Amery does his very important interviews from home, which is where he and Yvonne work. They can't afford an office, they say, and sometimes they can't afford the mortgage repayments either.

"We are a pretty humble outfit," says Amery. They seem not at all concerned.

They live and work and argue here in their plain little house by the estuary in Manukau with their three rabbits, an unseen dog, and eight cats, all former strays (one, Michael, has just had a sex change operation and, no, I couldn't bring myself to ask).

Yvonne keeps the incense burning and offers geranium oil for stress, and Amery settles on the couch - where "I do all my interviews" - covered in bright kilims.

There is a photograph of their now-dead guru. They are bound by a spiritual path which they prefer not to name because "it's private".

You don't really interview Amery alone because they are such a close pair. "See," says Yvonne, "we're vegetarians and we don't fit in with the in-crowd." I say, "What in-crowd?" and she says "Well, the legal sort of people. So we're on our own a lot."

You don't really interview Amery because his is a story crowded with characters at least as eccentric as the storyteller.

One story segues into another, seamlessly as far as Amery is concerned, leaving the listener limp with the effort of keeping up.

One seam which begins with how the couple became involved in protest movements - against the treatment of bears and "then we did Indonesia" - leads to a chance meeting on a train with the poet Michael O'Leary about which Amery wrote "this wonderful poem".

Yvonne, who is editing his memoirs (for which she deserves to be paid a huge amount) calls from the kitchen, "I think Michele might have got a bit lost by now".

Amery says, "She knew what to expect, I think."

Some time later - just after the telling of the story about how Amery was "a sort of spy" in Berlin "at the height of the Cold War" - Yvonne says "what's interesting Michele, is what you thought of Colin before you came".

I thought, and he agreed, that it is likely judges groan when Amery appears in their courtrooms. He'd "had a row" with a judge that morning, before we went to see him.

"If [insert any judge's name here] doesn't like me saying 'get on with it', I'm just doing my job."

And, with Yvonne safely out of hearing range, he can say: "I like going to Manukau [court], I hate the court. It's the worst run court in the Southern Hemisphere. Please quote me."

He also wanted me to give his tie a mention. "May I draw attention to the tie? Because you missed it. London School of Economics, 1958."

He gets on terrifically well with other lawyers too.
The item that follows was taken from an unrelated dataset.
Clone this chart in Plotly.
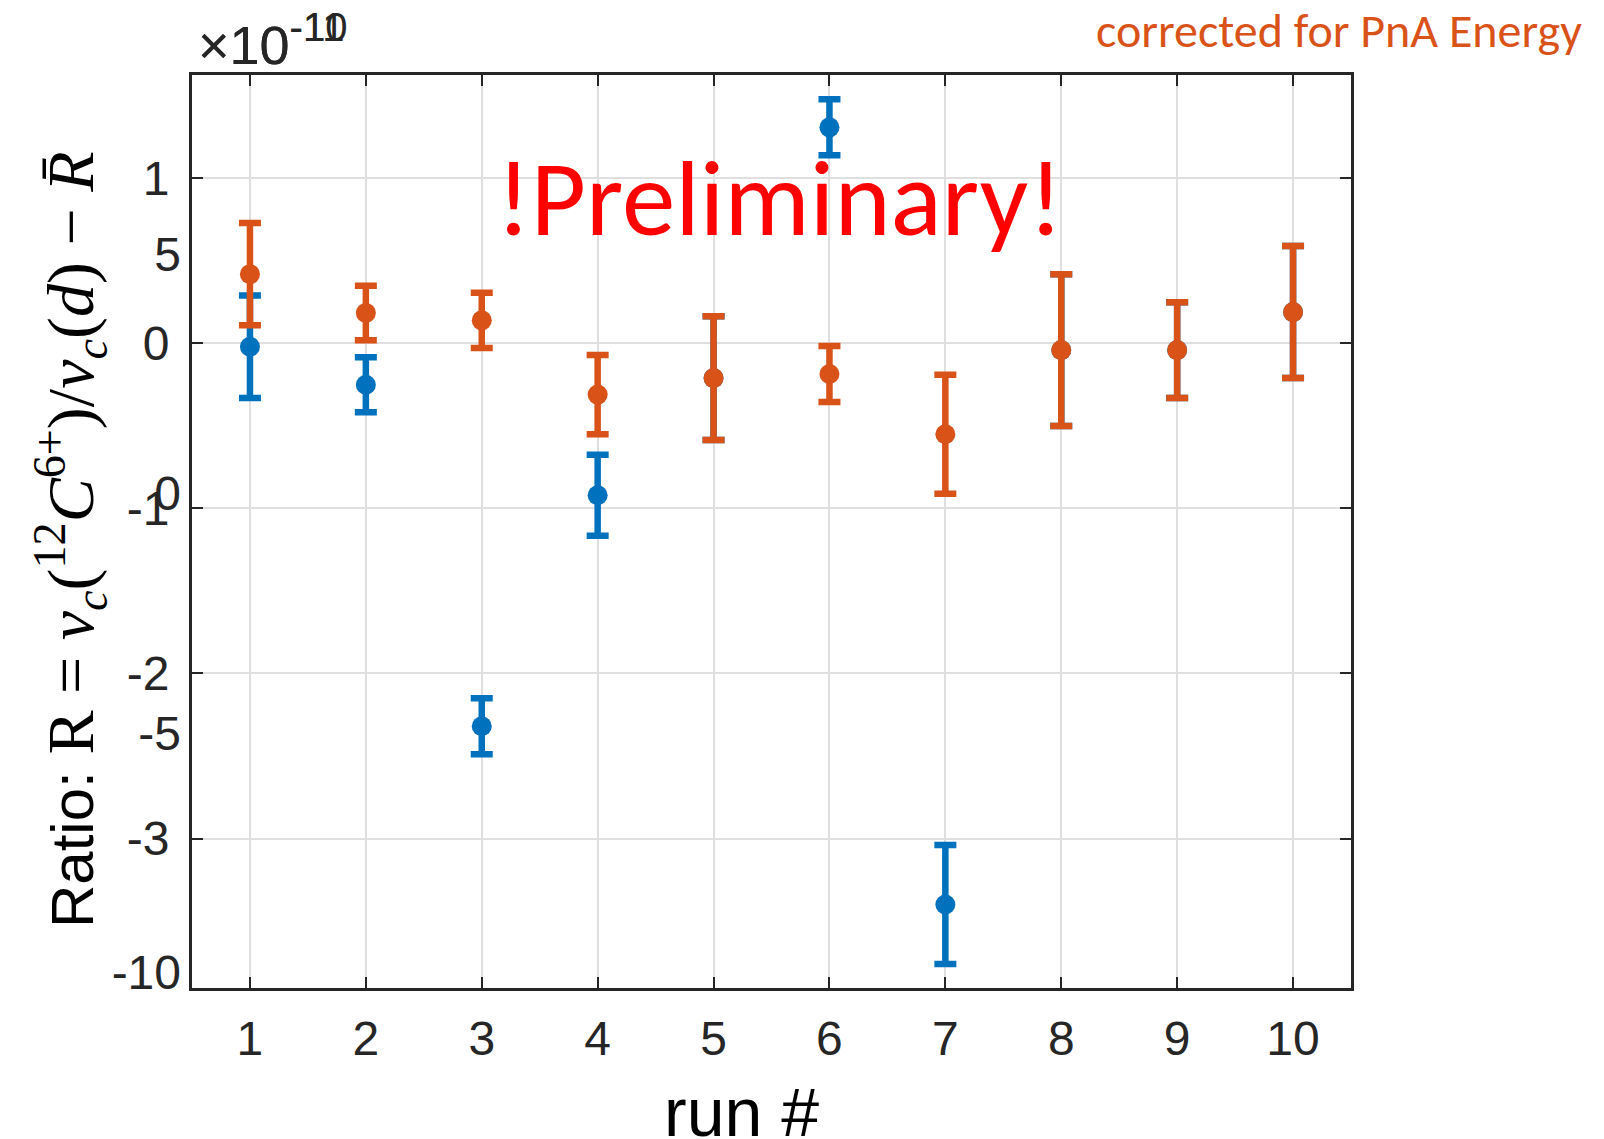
import plotly.graph_objects as go

# ---- data (values in units of 1e-10) ----
runs = [1, 2, 3, 4, 5, 6, 7, 8, 9, 10]
raw_vals = [-0.02, -0.25, -2.32, -0.92, -0.21, 1.31, -3.40, -0.04, -0.04, 0.19]
raw_errs = [0.31, 0.167, 0.17, 0.245, 0.375, 0.17, 0.36, 0.46, 0.29, 0.40]
corr_vals = [0.42, 0.185, 0.14, -0.31, -0.21, -0.185, -0.55, -0.04, -0.04, 0.19]
corr_errs = [0.31, 0.165, 0.167, 0.24, 0.375, 0.17, 0.36, 0.46, 0.29, 0.40]

y_ticks = [-3, -2, -1, 0, 1]
y_ticktext = ["-3", "-2", "-1", "0", "1"]
y2_ticks = [-10, -5, 0, 5]
y2_ticktext = ["-10", "-5", "0", "5"]
x_ticks = runs

BLUE = "#0072BD"
ORANGE = "#D95319"
DARK = "#262626"

W, H = 1604, 1139
L, R, T, B = 192, 1351, 75, 988  # plot area in px


def px(x):
    return (x - L) / (R - L)


def py(y):
    return (B - y) / (B - T)


fig = go.Figure()

fig.add_trace(go.Scatter(
    x=runs, y=raw_vals, mode="markers",
    marker=dict(color=BLUE, size=20),
    error_y=dict(type="data", array=raw_errs, color=BLUE, thickness=6.5, width=11),
    showlegend=False,
))
fig.add_trace(go.Scatter(
    x=runs, y=corr_vals, mode="markers",
    marker=dict(color=ORANGE, size=20),
    error_y=dict(type="data", array=corr_errs, color=ORANGE, thickness=6.5, width=11),
    showlegend=False,
))
# empty trace so the second (overlaid) y axis draws its labels
fig.add_trace(go.Scatter(x=[1], y=[0], yaxis="y2", mode="markers",
                         marker=dict(opacity=0), showlegend=False, hoverinfo="skip"))

tickfont = dict(family="Liberation Sans, Arial, sans-serif", size=48, color=DARK)

fig.update_layout(
    width=W, height=H,
    margin=dict(l=L, r=W - R, t=T, b=H - B, pad=0),
    paper_bgcolor="white", plot_bgcolor="white",
    xaxis=dict(
        range=[0.5, 10.5], tickvals=x_ticks, ticktext=[str(v) for v in x_ticks],
        showgrid=True, gridcolor="#DFDFDF", gridwidth=1.5,
        showline=True, linecolor=DARK, linewidth=3, mirror="ticks",
        ticks="inside", ticklen=11, tickwidth=2, tickcolor=DARK,
        tickfont=dict(family="Liberation Sans, Arial, sans-serif", size=48, color=DARK),
        ticklabelstandoff=6, zeroline=False,
    ),
    yaxis=dict(
        range=[-3.906, 1.627], tickvals=y_ticks, ticktext=y_ticktext,
        showgrid=True, gridcolor="#DFDFDF", gridwidth=1.5,
        showline=True, linecolor=DARK, linewidth=3, mirror="ticks",
        ticks="inside", ticklen=11, tickwidth=2, tickcolor=DARK,
        tickfont=tickfont, ticklabelstandoff=10, zeroline=False,
    ),
    yaxis2=dict(
        range=[-10.32, 8.74], tickvals=y2_ticks, ticktext=y2_ticktext,
        overlaying="y", side="left", anchor="x",
        showgrid=False, showline=False, ticks="", zeroline=False,
        tickfont=tickfont, ticklabelstandoff=10,
    ),
)

anns = []
# exponent labels (overlapping, as in the reference)
for txt in ["×10<sup><span style=\"font-size:40px\">-10</span></sup>",
            "×10<sup><span style=\"font-size:40px\">-11</span></sup>"]:
    anns.append(dict(
        x=px(196), y=py(40), xref="paper", yref="paper", xanchor="left", yanchor="middle",
        text=txt, showarrow=False,
        font=dict(family="Liberation Sans, Arial, sans-serif", size=54, color=DARK),
    ))
# y-axis title
math = "font-family:'Liberation Serif','DejaVu Serif',serif;font-size:66px"
ytitle = ("Ratio: <span style=\"" + math + "\">R = <i>ν</i><sub><i>c</i></sub>(<sup>12</sup><i>C</i><sup>6+</sup>)"
          "/<i>ν</i><sub><i>c</i></sub>(<i>d</i>) − <i>R̄</i></span>")
anns.append(dict(
    x=px(70), y=py(540), xref="paper", yref="paper", xanchor="center", yanchor="middle",
    text=ytitle, textangle=-90, showarrow=False,
    font=dict(family="Liberation Sans, Arial, sans-serif", size=60, color="black"),
))
# x-axis title
anns.append(dict(
    x=px(741), y=py(1112), xref="paper", yref="paper", xanchor="center", yanchor="middle",
    text="run #", showarrow=False,
    font=dict(family="Liberation Sans, Arial, sans-serif", size=68, color="black"),
))
# Preliminary
anns.append(dict(
    x=px(779), y=py(199), xref="paper", yref="paper", xanchor="center", yanchor="middle",
    text="!Preliminary!", showarrow=False,
    font=dict(family="Carlito, Lato, sans-serif", size=107, color="#FF0000"),
))
# corrected note
anns.append(dict(
    x=px(1584), y=py(30), xref="paper", yref="paper", xanchor="right", yanchor="middle",
    text="corrected for PnA Energy", showarrow=False,
    font=dict(family="Carlito, Lato, sans-serif", size=48, color=ORANGE),
))
fig.update_layout(annotations=anns)

fig.write_html("out.html", config={"displayModeBar": False},
               post_script="document.body.style.margin='0';document.body.style.overflow='hidden';")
He says he has about six lawyer mates but other than them, "when I have a major case, like the burqa case, the lot of them go mute".

He says he has been horrified to hear that "one of the big firms has been speaking well of me".

"Good God," I say, "you're Establishment now, Colin." He says "Yeah it's terrible. So we immediately went out and planted a bomb under their offices."

What I knew about Amery before I came included the "occult bit". The middle-class bloke from Essex got involved in magic while on the hippy trail which he went on in 1965 and has, he cheerfully owns, never departed from. I tell him I think he was born a hippy and he is delighted. "Good," he says, "you can put that in the article."

In previous incarnations he has been a psychic and a tarot card reader and he wrote a book about UFOs. He was also a butler in Mayfair, where he received unwelcome attention from the daughter of the house. Really, it would take a book, so you will have to wait for his.

One other thing I know: he is well known for ringing journalists, after they have written about him, and ticking them off. I tell him, "Now, Colin, no ringing me up and shouting and complaining." He says he wouldn't do any such thing: he'll just sue. Ha, ha.

I would say that he revels in controversy; he would say that he takes on issues. One of his issues was "free speech" and David Irving, the contentious historian. Amery was at school in Essex with Irving.

There is no delicate way forward and, anyway, being diplomatic with Amery would be like attempting to fell an elephant with a flower. So I blurt, "Does it bother you that some people probably think you're a bit of a nutjob?"

"Well, I've been accused of it. But I'm not."